Originally posted on The Hired Guns
As product people who subscribe to a lean and agile methodology, we have a tendency to think in short bursts and only focus on the near term, because after all, things change. Our typical strategizing looks like this:
- Determine key priorities for the quarter
- Determine metrics for those priorities; i.e. when we complete the priority, how will we know if we are successful or not, did we move the business forward?
- Focus on priority 1 until it’s complete, and then move on to priority 2
- Always be willing to adjust based on user feedback and product discovery (testing ideas, seeing what works, and failing fast to move on to the next idea)
However, the downside of this type of thinking is that you can lose sight of the bigger vision and of the long-term business goals.
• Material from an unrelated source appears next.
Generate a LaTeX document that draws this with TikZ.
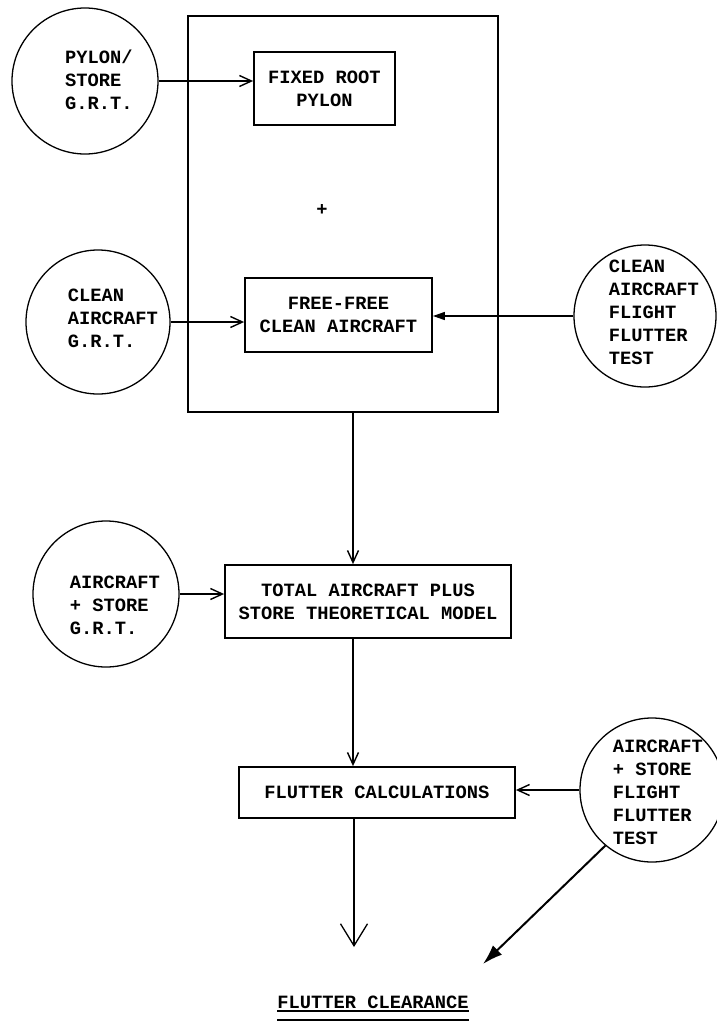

In order make sure that we don’t lose track of the bigger vision and make sure that our quarter to quarter priorities help move the business forward in the right, I am proposing that we instate a “Look-back” at the start of every year, and check in with it in June to see how we are doing. Here is how it works:
1. Start the year by thinking about the end of the year
Instead of saying, “What are we going to do this quarter”, start the conversation by saying, “What do we want to have accomplished by the end of the year”. From there you dive into a quarter, and ask yourself, “What can we do this quarter to get us to that December goal.” This is how you should pick your priorities for the quarter.
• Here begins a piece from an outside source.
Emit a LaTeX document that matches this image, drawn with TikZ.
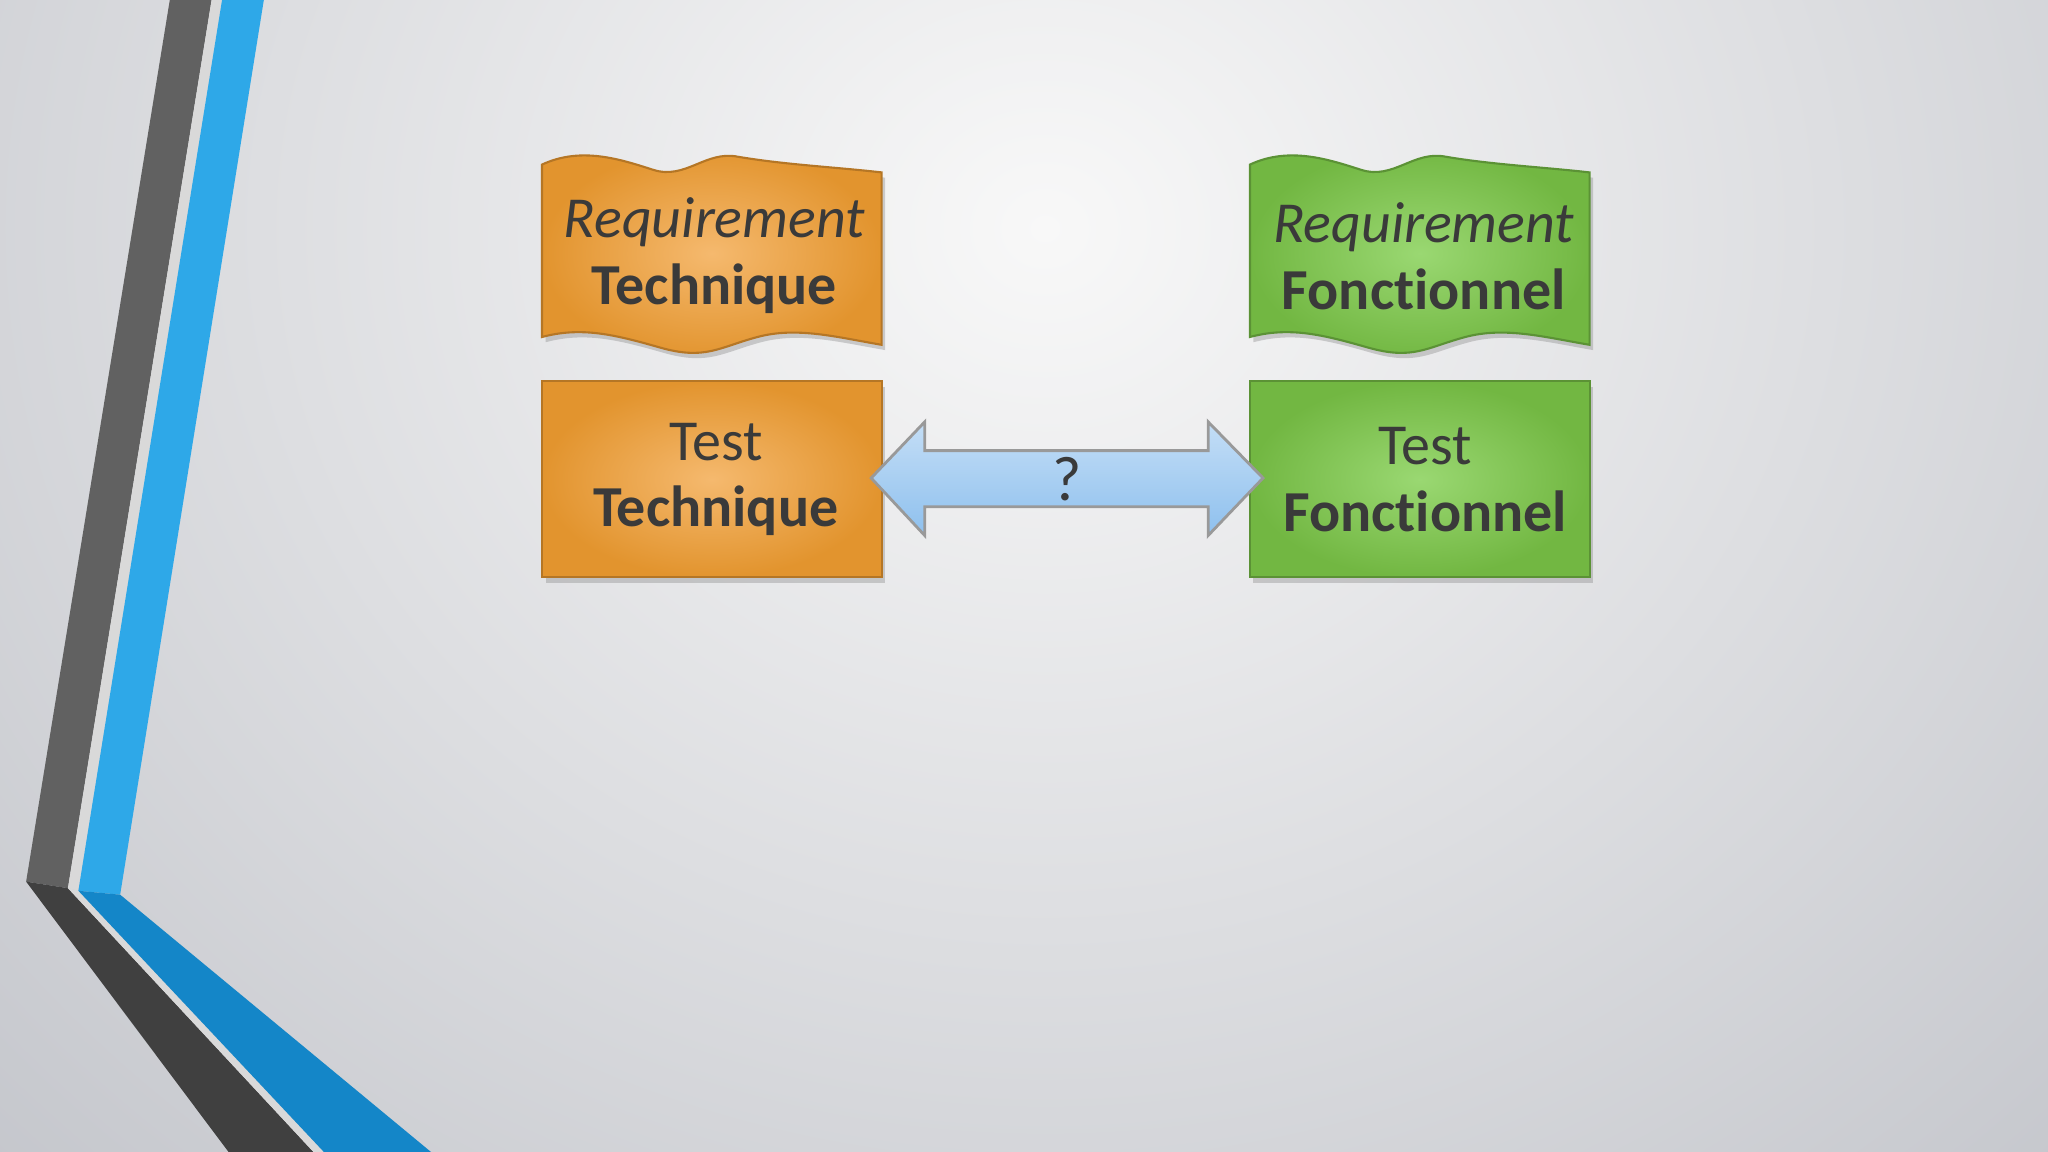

2. Make sure the conversation is around accomplishments and metrics, not features
Focus on how the business moves forward, not on what features you deliver. The end of the year conversation should be something like, “We introduced a new product line that doubled sales. We increased 7-day retention by 12%. We increased ‘adds to carts’ by 15%.”
3. Stay focused, be willing to adjust
This is where we get into our standard strategy process. If the goals and metrics you set forth in step 1 and 2 are still in play, use the agile and lean methodologies to figure out how to achieve them. Fail fast, adjust, test ideas, get user feedback, and push forward until you hit those metrics. Check-in with yourself and question if your year-end goals are still the right ones. It’s ok to adjust your end of year goals and metrics. Remember, our ultimate goal as great product people, is to provide value to our users and move the business forward.
This Look-back is about what we want to accomplish by the end of the year, it’s a tool to help us think about strategy and how we can achieve it. Anything you build in Q4 wont affect the bottom line until the following year, and Q3 tends to have minimal impact on a year. So to really move the needle, you need to attack in Q1 and Q2, refine in Q3, and adjust and plan in Q4 for the following year. Great products start with great strategy and can only be born with great product discovery.